**DESCRIPTION OF THE TASK:** Restate, exactly and without pictures, the lines from the start of the listing below through the line holding "452, height: 326".

**GIVEN DATA:**
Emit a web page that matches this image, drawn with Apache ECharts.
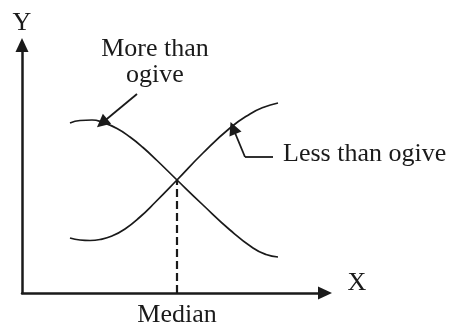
<!DOCTYPE html>
<html>
<head>
<meta charset="utf-8">
<script src="https://cdn.jsdelivr.net/npm/echarts@6/dist/echarts.min.js"></script>
<style>
  html, body { margin: 0; background: #fff; }
  #chart { width: 452px; height: 326px; }
</style>
</head>
<body>
<div id="chart"></div>
<script>
// points: x along the axis, y up from the x axis
const moreThanX = [48, 58, 70, 81, 95, 108, 121, 135, 155, 181, 208, 231, 244, 256];
const moreThanY = [170, 172.5, 173, 170.5, 164.5, 156, 145.5, 132.5, 113, 88, 63, 45, 38.5, 36];
const lessThanX = [48, 58, 68, 78, 90, 103, 118, 133, 155, 181, 208, 228, 241, 256];
const lessThanY = [55, 53, 52.5, 53.5, 57, 64, 76, 90.5, 113, 140, 165, 179, 185.5, 190];
const medianX = 155;
const medianY = 113;
// pointer arrows from the labels to the curves
const moreArrowX = [115, 80];
const moreArrowY = [199, 170];
const lessArrowX = [251, 223, 211];
const lessArrowY = [136, 136, 165];

const ink = "#1a1a1a";
const font = "'Liberation Serif', 'Times New Roman', serif";

const zip = (xs, ys) => xs.map((x, i) => [x, ys[i]]);

const chart = echarts.init(document.getElementById("chart"), null, { width: 452, height: 326 });

const axisBase = {
  type: "value",
  min: 0,
  axisLine: {
    show: true,
    symbol: ["none", "triangle"],
    symbolSize: [13, 14],
    lineStyle: { color: ink, width: 2.5 },
  },
  axisTick: { show: false },
  axisLabel: { show: false },
  splitLine: { show: false },
};

const curve = (name, xs, ys) => ({
  name,
  type: "line",
  smooth: 0.5,
  symbol: "none",
  lineStyle: { color: ink, width: 1.7 },
  data: zip(xs, ys),
});

const textStyle = { fill: ink, font: `26px ${font}` };

chart.setOption({
  animation: false,
  backgroundColor: "#fff",
  grid: { left: 22, top: 45, right: 127, bottom: 33 },
  xAxis: { ...axisBase, max: 303 },
  yAxis: { ...axisBase, max: 248 },
  series: [
    curve("More than ogive", moreThanX, moreThanY),
    curve("Less than ogive", lessThanX, lessThanY),
    {
      name: "Median",
      type: "line",
      symbol: "none",
      lineStyle: { color: ink, width: 2.2, type: [8, 4] },
      data: [[medianX, 0], [medianX, medianY]],
    },
    {
      type: "lines",
      coordinateSystem: "cartesian2d",
      symbolSize: 13,
      lineStyle: { color: ink, width: 1.8, opacity: 1 },
      data: [
        { coords: zip(moreArrowX, moreArrowY), symbol: ["none", "triangle"] },
        { coords: zip(lessArrowX, lessArrowY).slice(0, 2), symbol: ["none", "none"] },
        { coords: zip(lessArrowX, lessArrowY).slice(1), symbol: ["none", "triangle"] },
      ],
    },
  ],
  graphic: [
    { type: "text", x: 22, y: 23, style: { ...textStyle, text: "Y", align: "center", verticalAlign: "middle" } },
    { type: "text", x: 357, y: 283, style: { ...textStyle, text: "X", align: "center", verticalAlign: "middle" } },
    { type: "text", x: 177, y: 315, style: { ...textStyle, text: "Median", align: "center", verticalAlign: "middle" } },
    { type: "text", x: 155, y: 62, style: { ...textStyle, text: "More than\nogive", lineHeight: 26, align: "center", verticalAlign: "middle" } },
    { type: "text", x: 283, y: 154, style: { ...textStyle, text: "Less than ogive", align: "left", verticalAlign: "middle" } },
  ],
});
</script>
</body>
</html>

**WORKED ANSWER:**
Emit a web page that matches this image, drawn with Apache ECharts.
<!DOCTYPE html>
<html>
<head>
<meta charset="utf-8">
<script src="https://cdn.jsdelivr.net/npm/echarts@6/dist/echarts.min.js"></script>
<style>
  html, body { margin: 0; background: #fff; }
  #chart { width: 452px; height: 326px; }
</style>
</head>
<body>
<div id="chart"></div>
<script>
// points: x along the axis, y up from the x axis
const moreThanX = [48, 58, 70, 81, 95, 108, 121, 135, 155, 181, 208, 231, 244, 256];
const moreThanY = [170, 172.5, 173, 170.5, 164.5, 156, 145.5, 132.5, 113, 88, 63, 45, 38.5, 36];
const lessThanX = [48, 58, 68, 78, 90, 103, 118, 133, 155, 181, 208, 228, 241, 256];
const lessThanY = [55, 53, 52.5, 53.5, 57, 64, 76, 90.5, 113, 140, 165, 179, 185.5, 190];
const medianX = 155;
const medianY = 113;
// pointer arrows from the labels to the curves
const moreArrowX = [115, 80];
const moreArrowY = [199, 170];
const lessArrowX = [251, 223, 211];
const lessArrowY = [136, 136, 165];

const ink = "#1a1a1a";
const font = "'Liberation Serif', 'Times New Roman', serif";

const zip = (xs, ys) => xs.map((x, i) => [x, ys[i]]);

const chart = echarts.init(document.getElementById("chart"), null, { width: 452, height: 326 });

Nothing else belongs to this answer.